The two plaintiff in the end could not work out enough swaps, and were fired 12 to 14 months after continuous crewing commenced owing to absenteeism. The plaintiff filed a Title VII action alleging disparate treatment based on religion, failure to accommodate, and retaliation. The district court granted Kellogg summary judgment on all counts, and the plaintiff appealed only the accommodation claim.

The Tenth Circuit reverses. Because Kellogg conceded, that the employees made out a prima facie case that they were denied accommodations, the appeal came down to whether “Kellogg reasonably accommodated plaintiff’ Sabbath observance and, alternatively, that Kellogg would incur an undue hardship if it further accommodated their religious practice.”

The panel notes that “an accommodation will not be reasonable if it only provides plaintiff an opportunity to avoid working on some, but not all, Saturdays,” or merely to “delay their eventual termination.” At the same time, Kellogg was not obliged to “guarantee plaintiff will never be scheduled for a Saturday shift” or to “spare[] the employee[s] any cost whatsoever.” The panel rejects the plaintiff’ (and amicus curiae EEOC’s) argument – suggested in the language of some other circuits’ opinions – that an employer must eliminate any scheduling conflict in the name of accommodation.
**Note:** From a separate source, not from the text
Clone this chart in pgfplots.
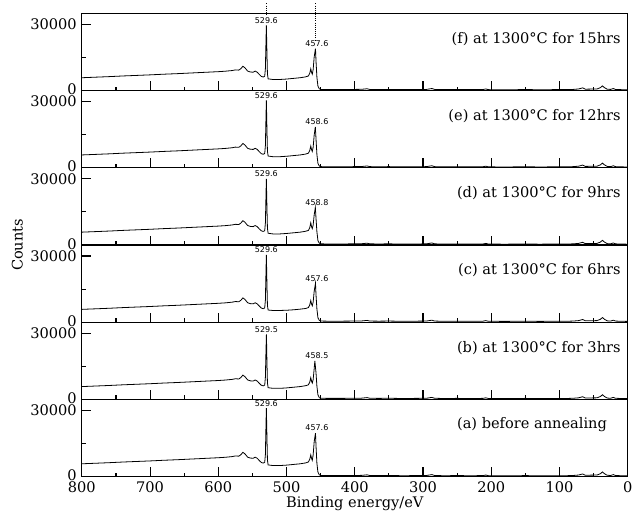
\documentclass[border=0pt,11pt]{standalone}
\usepackage{fontspec}
\setmainfont{DejaVu Serif}
\newfontfamily\lblfont{DejaVu Sans}
\usepackage{pgfplots}
\usepgfplotslibrary{groupplots}
\pgfplotsset{compat=1.18}

% shared parts of the survey spectra
\pgfplotstableread{
x y
800 5800
780 6050
760 6300
740 6600
720 6850
700 7100
680 7400
660 7650
640 7950
620 8250
600 8550
590 8750
580 9050
575 9350
570 9250
567 9900
564 11000
561 10300
557 8800
553 8400
549 8300
546 8800
543 8300
540 7300
537 6400
534 6100
}\hiBE
\pgfplotstableread{
x y
452 800
450 500
440 450
420 450
400 500
390 550
382 800
378 500
365 450
350 500
330 400
310 450
295 500
287 900
283 500
270 400
250 450
230 400
212 450
208 700
204 400
180 350
160 400
150 450
130 350
110 400
90 400
80 500
72 700
66 1200
62 600
55 650
45 700
40 1300
37 2100
34 1300
30 600
25 500
21 900
18 500
10 400
0 350
}\loBE

\tikzset{spec/.style={black, line width=0.6pt, mark=none},
  pk/.style={font=\lblfont\fontsize{6}{6}\selectfont, anchor=south, inner sep=1pt},
  ptxt/.style={anchor=east, inner sep=1pt}}

\begin{document}
\begin{tikzpicture}
\begin{groupplot}[
  group style={group size=1 by 6, vertical sep=0pt, xticklabels at=edge bottom},
  width=410pt, height=58pt, scale only axis,
  xmin=0, xmax=800, x dir=reverse, ymin=0, ymax=35000,
  xtick={0,100,...,800}, minor xtick={50,150,...,750},
  ytick={0,30000}, minor ytick={15000},
  yticklabels={\raisebox{2pt}{0},30000},
  scaled y ticks=false,
  /pgf/number format/set thousands separator={},
  /pgf/number format/assume math mode=true,
  tick align=inside, xtick pos=bottom, ytick pos=left,
  major tick length=7pt, minor tick length=3pt,
  every tick/.style={black, line width=0.8pt},
  axis line style={line width=0.9pt},
  clip=false,
]
% (f)
\nextgroupplot
\addplot[spec] table {\hiBE};
\addplot[spec] table {
534 6100
532 6500
531 10000
530.3 20000
529.6 29500
528.8 18000
528 7500
527 5300
520 5000
510 5000
500 5200
490 5500
480 5800
472 6200
468 6600
466 7800
464.5 9800
463.3 8200
462.3 7400
461 9500
459.5 15200
457.6 19000
456.8 13300
455.5 6000
454 2000
452 800
};
\addplot[spec] table {\loBE};
\node[pk] at (axis cs:529.6,29700) {529.6};
\node[pk] at (axis cs:455.5,19200) {457.6};
\draw[densely dotted, line width=0.6pt] (axis cs:529.6,39500) -- (axis cs:529.6,34500);
\draw[densely dotted, line width=0.6pt] (axis cs:457.6,39500) -- (axis cs:457.6,22500);
\node[ptxt] at (rel axis cs:0.99,0.67) {(f) at 1300°C for 15hrs};
% (e)
\nextgroupplot
\addplot[spec] table {\hiBE};
\addplot[spec] table {
534 6100
532 6500
531 10000
530.3 20500
529.6 30500
528.8 18500
528 7500
527 5300
520 5000
510 5000
500 5200
490 5500
480 5800
472 6200
468 6600
466 7800
464.5 9800
463.3 8200
462.3 7400
461 9300
459.5 14800
457.8 18500
456.8 13000
455.5 6000
454 2000
452 800
};
\addplot[spec] table {\loBE};
\node[pk] at (axis cs:529.6,30700) {529.6};
\node[pk] at (axis cs:455.5,18700) {458.6};
\node[ptxt] at (rel axis cs:0.99,0.67) {(e) at 1300°C for 12hrs};
% (d)
\nextgroupplot
\addplot[spec] table {\hiBE};
\addplot[spec] table {
534 6100
532 6500
531 10000
530.3 20000
529.6 30000
528.8 18000
528 7500
527 5300
520 5000
510 5000
500 5200
490 5500
480 5800
472 6200
468 6600
466 7800
464.5 10000
463.3 8200
462.3 7400
461 9000
459.5 13600
457.8 17000
456.8 12000
455.5 6000
454 2000
452 800
};
\addplot[spec] table {\loBE};
\node[pk] at (axis cs:529.6,30200) {529.6};
\node[pk] at (axis cs:455.5,17200) {458.8};
\node[ptxt] at (rel axis cs:0.99,0.67) {(d) at 1300°C for 9hrs};
% (c)
\nextgroupplot
\addplot[spec] table {\hiBE};
\addplot[spec] table {
534 6100
532 6500
531 10000
530.3 20500
529.6 30500
528.8 18500
528 7500
527 5500
520 5300
510 5300
500 5400
490 5600
480 5900
472 6200
468 6600
466 7800
464.5 9800
463.3 8200
462.3 7400
461 9100
459.5 14000
457.6 17600
456.8 12300
455.5 6000
454 2000
452 800
};
\addplot[spec] table {\loBE};
\node[pk] at (axis cs:529.6,30700) {529.6};
\node[pk] at (axis cs:455.5,17800) {457.6};
\node[ptxt] at (rel axis cs:0.99,0.67) {(c) at 1300°C for 6hrs};
% (b)
\nextgroupplot
\addplot[spec] table {\hiBE};
\addplot[spec] table {
534 6100
532 6500
531 10000
530.3 20000
529.5 29500
528.8 18000
528 7500
527 5300
520 5000
510 5000
500 5200
490 5500
480 5800
472 6200
468 6600
466 7800
464.5 9800
463.3 8200
462.3 7400
461 9000
459.5 13900
458.5 17400
456.8 12000
455.5 6000
454 2000
452 800
};
\addplot[spec] table {\loBE};
\node[pk] at (axis cs:529.5,29700) {529.5};
\node[pk] at (axis cs:455.5,17600) {458.5};
\node[ptxt] at (rel axis cs:0.99,0.67) {(b) at 1300°C for 3hrs};
% (a)
\nextgroupplot[xlabel={Binding energy/eV}, xlabel style={yshift=5pt}]
\addplot[spec] table {\hiBE};
\addplot[spec] table {
534 6100
532 6500
531 10000
530.3 21000
529.6 31000
528.8 19000
528 7500
527 5300
520 5000
510 5000
500 5200
490 5500
480 5800
472 6200
468 6600
466 7800
464.5 9800
463.3 8200
462.3 7400
461 9800
459.5 15800
457.6 19700
456.8 13800
455.5 6000
454 2000
452 800
};
\addplot[spec] table {\loBE};
\node[pk] at (axis cs:529.6,31200) {529.6};
\node[pk] at (axis cs:455.5,19900) {457.6};
\node[ptxt] at (rel axis cs:0.965,0.67) {(a) before annealing};
\end{groupplot}
\node[rotate=90] at ([xshift=-48.5pt]group c1r3.south west) {Counts};
\path ([xshift=-61.5pt]group c1r6.south west);
\path ([xshift=10pt,yshift=10pt]group c1r1.north east);
\end{tikzpicture}
\end{document}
The panel also rejects the plaintiff’ and EEOC’s argument that a reasonable accommodation cannot be affected by a neutral policy (here, shift-swapping) that is available to any other employee. “On the other hand, if a general policy does not amount to a reasonable accommodation of the employee’s religious needs, then merely having a neutral employment policy will not absolve the employer of its Title VII obligation reasonably to accommodate its employee’s religious practices (short of an undue hardship).”

Yet it holds, even under a simple “reasonableness” test, that there are fact-issues that preclude summary judgment. While in principle an employer could accommodate a religiously-motivated employee with a combination of sick, personal, vacation, and shift-swapping days, in this case it arguably fell short because of the difficulty plaintiff had in arranging voluntary swaps with other, qualified employees.

“There is evidence indicating that the universe of qualified employees with whom each plaintiff could swap shifts was quite limited. plaintiff could not swap shifts with anyone on Shift C. Kellogg’s management further acknowledged it would have been ‘challenging’ for plaintiff to swap with anyone on the other night shift, D Shift …. That left B Shift.”

For Tabura, ‘there were only approximately twelve to fifteen processing employees … on a shift. Furthermore, processing workers were not trained and qualified to perform all processing jobs.” The qualified employees “usually declined” to switch with him. Diaz temporarily arranged a swap with an employee who could not (for religious reasons) work on Sundays, but that ended soon after.

Thus, “[o]n the record here, we think a jury could find that, in light of the difficulties plaintiff had in arranging shift swaps in this case, Kellogg had to take a more active role in helping arrange swaps in order for that to be a reasonable accommodation of plaintiff’ Sabbath observance.”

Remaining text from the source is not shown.